The White House was already starting to look secretive in exactly the way Trump promised not to be
By February 19, 2017, the Trump White House was already running into a problem that cut straight through the heart of the president’s brand: the administration that had promised to be the most open, anti-establishment, swamp-draining operation in modern memory was starting to look guarded, selective, and unusually hard to read. That did not yet amount to a full-blown scandal, but it was enough to create a slow-building suspicion that the campaign’s rhetoric about transparency was colliding with the reality of governing. Questions were beginning to pile up around who could get access to the president, where White House business was being conducted, and how much of the new operation’s internal workings the public would ever actually see. Those are not minor procedural matters. They go to the core of whether a president is treating the White House as a public institution or as a controlled environment that only opens when politically convenient.

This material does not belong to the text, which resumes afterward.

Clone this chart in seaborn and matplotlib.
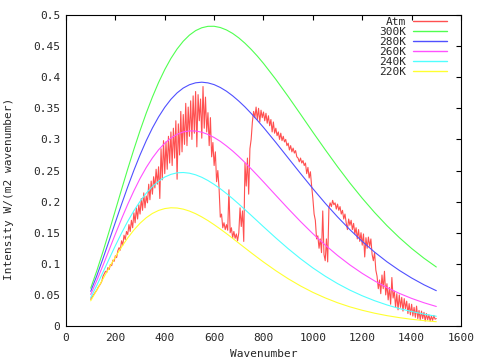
import numpy as np
import seaborn as sns
import matplotlib
matplotlib.use('Agg')
import matplotlib.pyplot as plt

sns.set_style("white")
plt.rcParams['font.family'] = ['DejaVu Sans Mono']

# blackbody curves: every 25 wavenumbers up to 775, then every 50
wn = list(range(100, 800, 25)) + list(range(800, 1501, 50))
b300 = [0.0608, 0.0890, 0.1199, 0.1525, 0.1860, 0.2195, 0.2524, 0.2841, 0.3142, 0.3423,
        0.3681, 0.3915, 0.4122, 0.4302, 0.4454, 0.4579, 0.4677, 0.4749, 0.4795, 0.4818,
        0.4819, 0.4799, 0.4760, 0.4704, 0.4632, 0.4546, 0.4448, 0.4340,
        0.4222, 0.3965, 0.3690, 0.3405, 0.3117, 0.2835, 0.2561, 0.2299, 0.2054, 0.1825,
        0.1614, 0.1422, 0.1247, 0.1090, 0.0949]
b280 = [0.0557, 0.0811, 0.1087, 0.1376, 0.1668, 0.1957, 0.2237, 0.2503, 0.2751, 0.2979,
        0.3183, 0.3362, 0.3516, 0.3645, 0.3748, 0.3826, 0.3879, 0.3910, 0.3920, 0.3909,
        0.3881, 0.3835, 0.3775, 0.3701, 0.3616, 0.3522, 0.3418, 0.3308,
        0.3193, 0.2951, 0.2701, 0.2452, 0.2208, 0.1974, 0.1754, 0.1549, 0.1360, 0.1188,
        0.1033, 0.0895, 0.0772, 0.0663, 0.0568]
b260 = [0.0506, 0.0733, 0.0976, 0.1227, 0.1479, 0.1723, 0.1956, 0.2173, 0.2372, 0.2548,
        0.2702, 0.2833, 0.2939, 0.3022, 0.3082, 0.3120, 0.3137, 0.3135, 0.3116, 0.3080,
        0.3031, 0.2969, 0.2895, 0.2814, 0.2724, 0.2628, 0.2527, 0.2423,
        0.2317, 0.2101, 0.1887, 0.1680, 0.1484, 0.1302, 0.1134, 0.0982, 0.0846, 0.0725,
        0.0618, 0.0525, 0.0444, 0.0374, 0.0314]
b240 = [0.0456, 0.0655, 0.0866, 0.1081, 0.1292, 0.1494, 0.1682, 0.1853, 0.2004, 0.2135,
        0.2243, 0.2327, 0.2395, 0.2438, 0.2463, 0.2468, 0.2457, 0.2431, 0.2391, 0.2339,
        0.2277, 0.2207, 0.2130, 0.2048, 0.1961, 0.1871, 0.1780, 0.1688,
        0.1596, 0.1416, 0.1243, 0.1082, 0.0934, 0.0801, 0.0682, 0.0577, 0.0486, 0.0407,
        0.0339, 0.0281, 0.0233, 0.0191, 0.0157]
b220 = [0.0405, 0.0578, 0.0758, 0.0937, 0.1109, 0.1270, 0.1416, 0.1544, 0.1653, 0.1741,
        0.1810, 0.1858, 0.1888, 0.1901, 0.1897, 0.1879, 0.1848, 0.1806, 0.1754, 0.1695,
        0.1629, 0.1559, 0.1486, 0.1410, 0.1332, 0.1255, 0.1178, 0.1103,
        0.1029, 0.0889, 0.0760, 0.0644, 0.0541, 0.0452, 0.0374, 0.0308, 0.0253, 0.0206,
        0.0167, 0.0135, 0.0108, 0.0087, 0.0069]

# measured atmosphere spectrum, every 5 wavenumbers
atm_wn = np.arange(100, 1501, 5)
atm = [
    0.043, 0.046, 0.049, 0.052, 0.055, 0.058, 0.062, 0.065, 0.068, 0.072,  # 100
    0.080, 0.084, 0.088, 0.086, 0.094, 0.091, 0.099, 0.097, 0.106, 0.104,  # 150
    0.113, 0.110, 0.121, 0.126, 0.122, 0.137, 0.130, 0.146, 0.139, 0.152,  # 200
    0.147, 0.163, 0.152, 0.170, 0.158, 0.182, 0.166, 0.190, 0.172, 0.195,  # 250
    0.180, 0.205, 0.186, 0.214, 0.190, 0.209, 0.198, 0.228, 0.203, 0.233,  # 300
    0.212, 0.240, 0.222, 0.252, 0.228, 0.256, 0.205, 0.285, 0.235, 0.298,  # 350
    0.245, 0.296, 0.252, 0.305, 0.262, 0.312, 0.258, 0.318, 0.270, 0.330,  # 400
    0.236, 0.325, 0.275, 0.345, 0.280, 0.340, 0.292, 0.358, 0.290, 0.352,  # 450
    0.305, 0.362, 0.300, 0.370, 0.310, 0.377, 0.288, 0.372, 0.330, 0.365,  # 500
    0.302, 0.385, 0.318, 0.368, 0.312, 0.343, 0.290, 0.335, 0.272, 0.295,  # 550
    0.258, 0.280, 0.232, 0.250, 0.222, 0.175, 0.180, 0.158, 0.166, 0.155,  # 600
    0.163, 0.154, 0.219, 0.150, 0.158, 0.142, 0.152, 0.141, 0.148, 0.137,  # 650
    0.150, 0.190, 0.160, 0.185, 0.136, 0.262, 0.225, 0.270, 0.212, 0.285,  # 700
    0.300, 0.328, 0.345, 0.335, 0.352, 0.332, 0.350, 0.328, 0.347, 0.335,  # 750
    0.344, 0.330, 0.342, 0.326, 0.338, 0.322, 0.332, 0.312, 0.328, 0.310,  # 800
    0.318, 0.306, 0.312, 0.300, 0.310, 0.298, 0.305, 0.296, 0.300, 0.290,  # 850
    0.294, 0.283, 0.290, 0.280, 0.286, 0.278, 0.282, 0.272, 0.270, 0.264,  # 900
    0.270, 0.262, 0.266, 0.258, 0.262, 0.245, 0.255, 0.238, 0.248, 0.225,  # 950
    0.205, 0.180, 0.170, 0.140, 0.145, 0.125, 0.140, 0.118, 0.185, 0.115,  # 1000
    0.105, 0.140, 0.103, 0.190, 0.198, 0.192, 0.202, 0.195, 0.198, 0.188,  # 1050
    0.196, 0.186, 0.192, 0.180, 0.186, 0.172, 0.180, 0.166, 0.155, 0.172,  # 1100
    0.162, 0.170, 0.155, 0.165, 0.148, 0.158, 0.140, 0.155, 0.136, 0.150,  # 1150
    0.130, 0.148, 0.111, 0.142, 0.125, 0.143, 0.128, 0.140, 0.115, 0.105,  # 1200
    0.118, 0.090, 0.080, 0.060, 0.074, 0.052, 0.082, 0.060, 0.088, 0.050,  # 1250
    0.068, 0.042, 0.062, 0.035, 0.078, 0.045, 0.056, 0.030, 0.052, 0.026,  # 1300
    0.050, 0.030, 0.046, 0.024, 0.044, 0.028, 0.040, 0.020, 0.036, 0.018,  # 1350
    0.035, 0.016, 0.030, 0.014, 0.032, 0.012, 0.025, 0.010, 0.024, 0.012,  # 1400
    0.022, 0.008, 0.020, 0.010, 0.018, 0.008, 0.016, 0.009, 0.017, 0.011,  # 1450
    0.012,
]

fig = plt.figure(figsize=(4.8, 3.6), dpi=100)
ax = fig.add_axes([0.1375, 0.0944, 0.8229, 0.8639])

LW = 0.8
sns.lineplot(x=atm_wn, y=atm, color='#ff5050', linewidth=LW, label='Atm',
             errorbar=None, ax=ax)
curves = [('300K', b300, '#50ff50'), ('280K', b280, '#5050ff'),
          ('260K', b260, '#ff50ff'), ('240K', b240, '#50ffff'),
          ('220K', b220, '#ffff30')]
for name, vals, col in curves:
    sns.lineplot(x=wn, y=vals, color=col, linewidth=LW, label=name,
                 errorbar=None, ax=ax)

ax.set_xlim(0, 1600)
ax.set_ylim(0, 0.5)
ax.set_xticks(np.arange(0, 1601, 200))
yt = np.arange(0, 0.501, 0.05)
ax.set_yticks(yt)
ax.set_yticklabels([f'{v:g}' for v in yt])
ax.tick_params(direction='in', top=True, right=True, length=3.5, width=0.8,
               labelsize=8, color='black')
ax.tick_params(axis='x', pad=5)
ax.tick_params(axis='y', pad=4)
for s in ax.spines.values():
    s.set_color('black')
    s.set_linewidth(0.8)

ax.set_xlabel('Wavenumber', fontsize=8)
ax.set_ylabel('Intensity W/(m2 wavenumber)', fontsize=8)
ax.xaxis.set_label_coords(0.5, -0.074)
ax.yaxis.set_label_coords(-0.132, 0.44)

leg = ax.legend(loc='upper right', bbox_to_anchor=(0.9646, 0.9936), frameon=False,
                markerfirst=False, handlelength=3.06, handletextpad=0.63,
                fontsize=8, labelspacing=0.0, borderaxespad=0, borderpad=0)
for h in leg.get_lines():
    h.set_linewidth(1.0)

plt.savefig('out.png', dpi=100)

The tension mattered because Trump’s political appeal had always depended on a simple contrast. He was supposed to be the outsider who would expose the insiders, the dealmaker who would disrupt the hidden arrangements that ordinary voters believed protected the powerful. The early signs from the White House, however, seemed to point in the opposite direction. The concern was not only that the administration might be secretive in a generic Washington sense, but that its secrecy would be especially damaging because secrecy was exactly what Trump had promised to fight. That kind of mismatch is more than cosmetic. A presidency can survive being chaotic, impulsive, or clumsy, but it has a harder time surviving the charge that it says one thing and practices another, especially when the president’s central political identity is built on calling out the system’s rot.

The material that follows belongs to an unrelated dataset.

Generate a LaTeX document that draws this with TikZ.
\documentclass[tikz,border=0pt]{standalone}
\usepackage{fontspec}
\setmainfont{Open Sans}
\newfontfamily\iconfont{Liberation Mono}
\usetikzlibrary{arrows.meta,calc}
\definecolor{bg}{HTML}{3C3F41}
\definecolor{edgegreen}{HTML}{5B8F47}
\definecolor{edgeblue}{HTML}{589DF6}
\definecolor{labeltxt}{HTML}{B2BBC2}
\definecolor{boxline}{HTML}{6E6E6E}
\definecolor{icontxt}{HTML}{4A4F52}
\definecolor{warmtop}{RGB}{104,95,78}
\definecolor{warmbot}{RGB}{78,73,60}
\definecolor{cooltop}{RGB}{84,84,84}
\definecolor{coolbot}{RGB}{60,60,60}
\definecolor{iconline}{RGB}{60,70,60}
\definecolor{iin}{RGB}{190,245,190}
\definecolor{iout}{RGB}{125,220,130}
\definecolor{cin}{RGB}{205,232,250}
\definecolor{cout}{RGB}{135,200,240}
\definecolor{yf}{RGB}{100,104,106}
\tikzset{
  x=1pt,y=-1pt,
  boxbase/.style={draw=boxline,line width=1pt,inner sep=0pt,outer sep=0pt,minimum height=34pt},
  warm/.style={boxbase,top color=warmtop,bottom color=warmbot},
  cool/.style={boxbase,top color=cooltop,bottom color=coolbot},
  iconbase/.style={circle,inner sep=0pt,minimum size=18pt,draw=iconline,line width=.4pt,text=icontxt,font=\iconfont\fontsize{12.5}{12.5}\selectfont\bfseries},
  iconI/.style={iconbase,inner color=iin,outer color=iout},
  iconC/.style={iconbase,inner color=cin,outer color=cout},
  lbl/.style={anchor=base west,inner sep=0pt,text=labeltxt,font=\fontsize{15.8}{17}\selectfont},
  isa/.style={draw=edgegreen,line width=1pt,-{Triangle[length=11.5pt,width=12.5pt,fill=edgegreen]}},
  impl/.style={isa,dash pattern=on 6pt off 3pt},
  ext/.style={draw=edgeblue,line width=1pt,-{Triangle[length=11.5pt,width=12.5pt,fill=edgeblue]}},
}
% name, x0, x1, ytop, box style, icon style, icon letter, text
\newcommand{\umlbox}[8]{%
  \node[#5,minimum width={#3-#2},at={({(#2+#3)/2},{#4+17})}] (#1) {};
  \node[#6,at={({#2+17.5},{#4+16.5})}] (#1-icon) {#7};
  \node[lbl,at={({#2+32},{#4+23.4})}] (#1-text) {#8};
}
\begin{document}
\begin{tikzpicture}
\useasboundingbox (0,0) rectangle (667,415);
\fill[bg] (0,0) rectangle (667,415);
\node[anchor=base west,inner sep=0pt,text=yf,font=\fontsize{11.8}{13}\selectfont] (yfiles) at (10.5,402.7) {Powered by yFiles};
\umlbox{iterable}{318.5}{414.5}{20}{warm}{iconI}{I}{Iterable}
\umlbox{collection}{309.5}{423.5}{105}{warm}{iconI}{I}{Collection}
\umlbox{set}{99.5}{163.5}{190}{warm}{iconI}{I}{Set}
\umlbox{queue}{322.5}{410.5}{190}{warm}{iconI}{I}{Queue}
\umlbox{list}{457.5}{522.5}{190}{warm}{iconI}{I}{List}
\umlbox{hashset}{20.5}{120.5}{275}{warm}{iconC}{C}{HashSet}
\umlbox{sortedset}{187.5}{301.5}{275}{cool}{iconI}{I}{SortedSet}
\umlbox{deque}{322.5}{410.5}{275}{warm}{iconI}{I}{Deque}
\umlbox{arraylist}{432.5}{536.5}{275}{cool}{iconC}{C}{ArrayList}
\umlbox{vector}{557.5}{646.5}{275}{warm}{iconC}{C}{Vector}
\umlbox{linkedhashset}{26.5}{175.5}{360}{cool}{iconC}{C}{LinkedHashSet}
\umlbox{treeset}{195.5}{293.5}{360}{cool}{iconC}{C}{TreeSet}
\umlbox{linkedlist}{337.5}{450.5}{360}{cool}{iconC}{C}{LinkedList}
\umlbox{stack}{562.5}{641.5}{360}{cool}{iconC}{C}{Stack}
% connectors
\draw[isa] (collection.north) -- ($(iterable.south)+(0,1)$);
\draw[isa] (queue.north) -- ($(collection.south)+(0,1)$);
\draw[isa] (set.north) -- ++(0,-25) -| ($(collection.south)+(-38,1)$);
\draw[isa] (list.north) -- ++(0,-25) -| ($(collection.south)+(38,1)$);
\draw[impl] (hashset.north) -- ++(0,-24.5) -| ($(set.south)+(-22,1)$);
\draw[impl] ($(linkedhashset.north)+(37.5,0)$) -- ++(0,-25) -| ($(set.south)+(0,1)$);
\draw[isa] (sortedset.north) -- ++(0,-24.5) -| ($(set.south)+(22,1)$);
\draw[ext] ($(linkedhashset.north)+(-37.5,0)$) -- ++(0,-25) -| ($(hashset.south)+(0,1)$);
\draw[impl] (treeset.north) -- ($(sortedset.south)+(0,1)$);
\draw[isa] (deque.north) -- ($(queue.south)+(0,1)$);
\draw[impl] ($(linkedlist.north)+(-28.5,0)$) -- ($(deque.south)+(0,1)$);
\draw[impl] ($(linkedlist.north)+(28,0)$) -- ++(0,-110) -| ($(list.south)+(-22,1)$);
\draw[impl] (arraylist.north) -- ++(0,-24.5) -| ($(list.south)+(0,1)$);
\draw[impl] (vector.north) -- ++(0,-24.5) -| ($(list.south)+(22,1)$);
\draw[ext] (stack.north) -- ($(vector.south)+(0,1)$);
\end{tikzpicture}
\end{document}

The issue became more concrete when questions emerged about access and visibility, especially around visitor logs and private meetings. Those details may sound dry, but they are the kind of details that determine whether a presidency feels accountable or cloaked in favoritism. When the public cannot easily tell who is entering the building, who is getting face time, or what kind of outside influence may be shaping decisions, the natural assumption is that something is being kept at arm’s length for a reason. That suspicion is amplified in Trump’s case because his business history, celebrity status, and political orbit had always been unusually intertwined. Even if there was no evidence at this stage of a specific hidden arrangement, the White House was already creating conditions where people would reasonably wonder whether policy was being driven by public interest or private comfort. Once that kind of doubt takes hold, every routine decision starts to look like part of a larger pattern.
The White House, for its part, could argue that any new administration needs time to settle in and that early confusion should not be mistaken for concealment. That argument may have some force in the abstract. But the political problem is that Trump did not come into office as a standard new president asking for a grace period. He came in after an entire campaign built around the claim that he alone would make the system more honest, more visible, and less captive to insiders. That meant the burden on him was higher than usual. He was not just expected to govern; he was expected to embody the opposite of the old order. So when the early administration appeared reluctant to provide basic openness around access and decision-making, critics had a ready-made line of attack: the man who sold himself as the antidote to the swamp was already beginning to resemble the kind of closed political operation he had spent months denouncing.
That is why the concern over transparency was more than a passing annoyance. Problems like this do not remain isolated for long because they shape how every future controversy is received. Once a White House gives the public reason to suspect it is withholding information, people stop treating explanations as neutral and start treating them as strategic. That makes later denials less persuasive, later clarifications less comforting, and later mistakes much more expensive. In the short run, the consequence on February 19 was mostly reputational: the administration was taking damage to one of its best political assets before it had even fully settled into office. In the longer run, though, the damage could become structural. A White House that begins by acting as though access is a privilege rather than a public trust does not just frustrate reporters or opponents. It teaches the country to expect concealment, and once that expectation takes hold, it is very hard to undo. For Trump, whose “drain the swamp” message depended on the belief that he would be different, that was a dangerous early sign that the promise of radical openness might already be slipping away.